The list was reminiscent of the letter to The Times in 1981 denouncing the monetarist policies of Margaret Thatcher's government.
The call is echoed by Martin Weale, head of the National Institute for Economic and Social Research think tank, who, in today's Independent, says membership of the euro would eliminate swings in exchange and interest rates. Mr Weale says: "Joining the euro area will provide a more stable environment and one in which the UK should be able to compete effectively with the other European economies."
The appeal to Mr Brown, by 330 economists, was accompanied by the announcement by BiE of the launch of an Economic Council of Great Britain, to demonstrate the weight of economic support for British entry and provide a group of experts to argue the case.

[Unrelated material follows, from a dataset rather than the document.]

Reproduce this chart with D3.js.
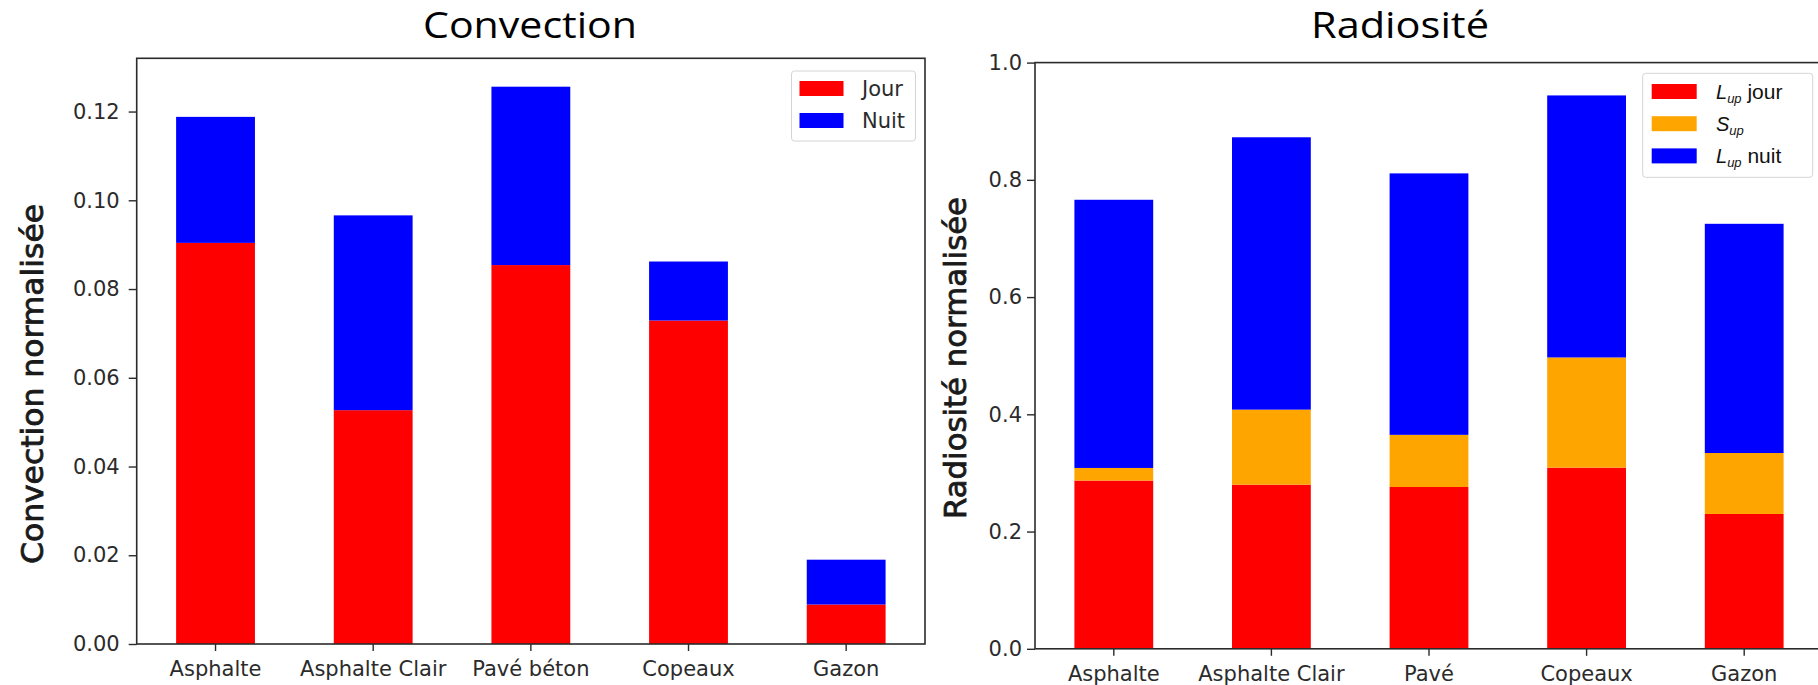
<!DOCTYPE html>
<html>
<head>
<meta charset="utf-8">
<script src="https://cdn.jsdelivr.net/npm/d3@7/dist/d3.min.js"></script>
<style>
  html, body { margin: 0; padding: 0; background: #fff; }
  svg { display: block; }
</style>
</head>
<body>
<svg id="fig" width="1818" height="685"></svg>
<script>
// Surfaces compared in both panels
const convCategories = ["Asphalte", "Asphalte Clair", "Pavé béton", "Copeaux", "Gazon"];
const radCategories  = ["Asphalte", "Asphalte Clair", "Pavé", "Copeaux", "Gazon"];

// Normalised convection, stacked: day part then night part
const convJour = [0.0904, 0.0527, 0.0854, 0.0729, 0.0089];
const convNuit = [0.0284, 0.0439, 0.0402, 0.0133, 0.0101];

// Normalised radiosity, stacked: L_up day, S_up, L_up night
const radLupJour = [0.287, 0.280, 0.276, 0.309, 0.230];
const radSup     = [0.0215, 0.128, 0.089, 0.188, 0.104];
const radLupNuit = [0.4575, 0.4646, 0.446, 0.447, 0.391];

const convTicks = [0, 0.02, 0.04, 0.06, 0.08, 0.10, 0.12];
const radTicks  = [0, 0.2, 0.4, 0.6, 0.8, 1.0];

const RED = "#ff0000", BLUE = "#0000ff", ORANGE = "#ffa500";
const INK = "#2b2b2b";
const TICK_FONT = "'DejaVu Sans', sans-serif";

const svg = d3.select("#fig");

function panel(opts) {
  const g = svg.append("g");
  const x = d3.scaleBand()
    .domain(opts.categories)
    .range([opts.left, opts.right])
    .paddingInner(0.5)
    .paddingOuter(0.25);
  const y = d3.scaleLinear().domain(opts.yDomain).range([opts.bottom, opts.top]);

  // stacked bars
  const stack = d3.stack().keys(opts.series.map((s, i) => i));
  const rows = opts.categories.map((c, j) => {
    const r = { cat: c };
    opts.series.forEach((s, i) => { r[i] = s.values[j]; });
    return r;
  });
  const layers = stack(rows);
  layers.forEach((layer, i) => {
    g.append("g").selectAll("rect").data(layer).join("rect")
      .attr("x", d => x(d.data.cat))
      .attr("width", x.bandwidth())
      .attr("y", d => y(d[1]))
      .attr("height", d => y(d[0]) - y(d[1]))
      .attr("fill", opts.series[i].color);
  });

  // frame
  g.append("rect")
    .attr("x", opts.left).attr("y", opts.top)
    .attr("width", opts.right - opts.left).attr("height", opts.bottom - opts.top)
    .attr("fill", "none").attr("stroke", INK).attr("stroke-width", 1.6);

  // axes
  const ya = g.append("g").attr("transform", `translate(${opts.left},0)`)
    .call(d3.axisLeft(y).tickValues(opts.ticks).tickFormat(d3.format(opts.fmt))
      .tickSize(8).tickPadding(opts.yPad));
  const xa = g.append("g").attr("transform", `translate(0,${opts.bottom})`)
    .call(d3.axisBottom(x).tickSize(7).tickPadding(10));
  [ya, xa].forEach(a => {
    a.select(".domain").remove();
    a.selectAll(".tick line").attr("stroke", INK).attr("stroke-width", 1.4);
    a.selectAll(".tick text").attr("fill", INK)
      .style("font-family", TICK_FONT).style("font-size", "21px");
  });

  // title
  g.append("text")
    .attr("x", opts.titleX).attr("y", 37.5)
    .attr("text-anchor", "middle")
    .attr("textLength", opts.titleLen).attr("lengthAdjust", "spacingAndGlyphs")
    .style("font-family", "'Open Sans', 'Noto Sans', sans-serif")
    .style("font-weight", "400")
    .style("font-size", "36px").attr("fill", "#000")
    .text(opts.title);

  // y label (regular face, lightly stroked for a medium weight)
  g.append("text")
    .attr("transform", `translate(${opts.ylabX},${opts.ylabY}) rotate(-90)`)
    .attr("text-anchor", "middle")
    .attr("textLength", opts.ylabLen).attr("lengthAdjust", "spacingAndGlyphs")
    .style("font-family", TICK_FONT).style("font-size", "30px")
    .attr("fill", "#1a1a1a")
    .attr("stroke", "#1a1a1a").attr("stroke-width", 0.8)
    .text(opts.ylabel);

  return { g, x, y };
}

// ---- Convection ----
const conv = panel({
  categories: convCategories,
  left: 136.7, right: 925, top: 58.3, bottom: 644,
  yDomain: [0, 0.132], ticks: convTicks, fmt: ".2f", yPad: 9,
  series: [ { values: convJour, color: RED }, { values: convNuit, color: BLUE } ],
  title: "Convection", titleX: 530, titleLen: 214,
  ylabel: "Convection normalisée", ylabX: 43, ylabY: 384, ylabLen: 360
});

// legend
{
  const lg = conv.g.append("g");
  lg.append("rect").attr("x", 791.5).attr("y", 71).attr("width", 124).attr("height", 70)
    .attr("rx", 3).attr("fill", "#fff").attr("fill-opacity", 0.8)
    .attr("stroke", "#d4d4d4").attr("stroke-width", 1);
  const items = [ ["Jour", RED], ["Nuit", BLUE] ];
  items.forEach(([t, c], i) => {
    lg.append("rect").attr("x", 799.5).attr("y", 81 + i * 32).attr("width", 44).attr("height", 15)
      .attr("fill", c);
    lg.append("text").attr("x", 862).attr("y", 96 + i * 32)
      .style("font-family", TICK_FONT).style("font-size", "21px").attr("fill", INK)
      .text(t);
  });
}

// ---- Radiosité ----
const rad = panel({
  categories: radCategories,
  left: 1035, right: 1823, top: 62.6, bottom: 648.8,
  yDomain: [0, 1.0], ticks: radTicks, fmt: ".1f", yPad: 5,
  series: [
    { values: radLupJour, color: RED },
    { values: radSup, color: ORANGE },
    { values: radLupNuit, color: BLUE }
  ],
  title: "Radiosité", titleX: 1400, titleLen: 178,
  ylabel: "Radiosité normalisée", ylabX: 966, ylabY: 358, ylabLen: 322
});

// legend with subscripted symbols
{
  const lg = rad.g.append("g");
  lg.append("rect").attr("x", 1642.7).attr("y", 73.3).attr("width", 170).attr("height", 104)
    .attr("rx", 3).attr("fill", "#fff").attr("fill-opacity", 0.8)
    .attr("stroke", "#d4d4d4").attr("stroke-width", 1);
  const items = [
    { sym: "L", sub: "up", rest: " jour", color: RED },
    { sym: "S", sub: "up", rest: "", color: ORANGE },
    { sym: "L", sub: "up", rest: " nuit", color: BLUE }
  ];
  items.forEach((it, i) => {
    const y0 = 84 + i * 32.2;
    lg.append("rect").attr("x", 1651.7).attr("y", y0).attr("width", 45).attr("height", 15)
      .attr("fill", it.color);
    const t = lg.append("text").attr("x", 1716).attr("y", y0 + 15)
      .style("font-family", "'Liberation Sans', Arial, sans-serif")
      .style("font-size", "20px").attr("fill", "#111");
    t.append("tspan").style("font-style", "italic").text(it.sym);
    t.append("tspan").style("font-style", "italic").style("font-size", "13px")
      .attr("dy", 4).text(it.sub);
    if (it.rest) {
      t.append("tspan").attr("dy", -4).style("font-size", "21px").text(it.rest);
    }
  });
}
</script>
</body>
</html>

Armed with a body of support including former heads of the Bank of England, the United States Federal Reserve and the International Monetary Fund, Mr Legrain insisted that a negative assessment of the five tests would be greeted "with scepticism, even disbelief" by economists. "Short-term political considerations must not be allowed to take precedence over the overwhelming economic case for euro entry," he added.
His economic council will be chaired by Professor Lord Layard of the London School of Economics. It includes Lord Kingsdown, who as Robin Leigh-Pemberton was Bank of England governor from 1983 to 1993. Other members will be Willem Buiter, a recent member of the Bank's rate-setting committee, and Andrew Crockett, outgoing head of the central bankers' bank, the Bank for International Settlements.
Patrick Minford, a Eurosceptic former adviser to the Conservatives, played down the significance of the famous 1981 letter. "That letter was signed by 364 economists and they turned out to be totally wrong," he said.
Mr Brown also re-entered the debate on the euro yesterday to dismiss claims that disagreements between Britain and some European partners over the war in Iraq would affect the decision.
"It should neither be made on short-term considerations based on foreign policy or based on other events that have happened this year," he said. "It should be made on a long-term assessment of the national economic interest."
Earlier this week BiE published a report commissioned from independent economists showing that the UK economy would suffer from postponement of entry.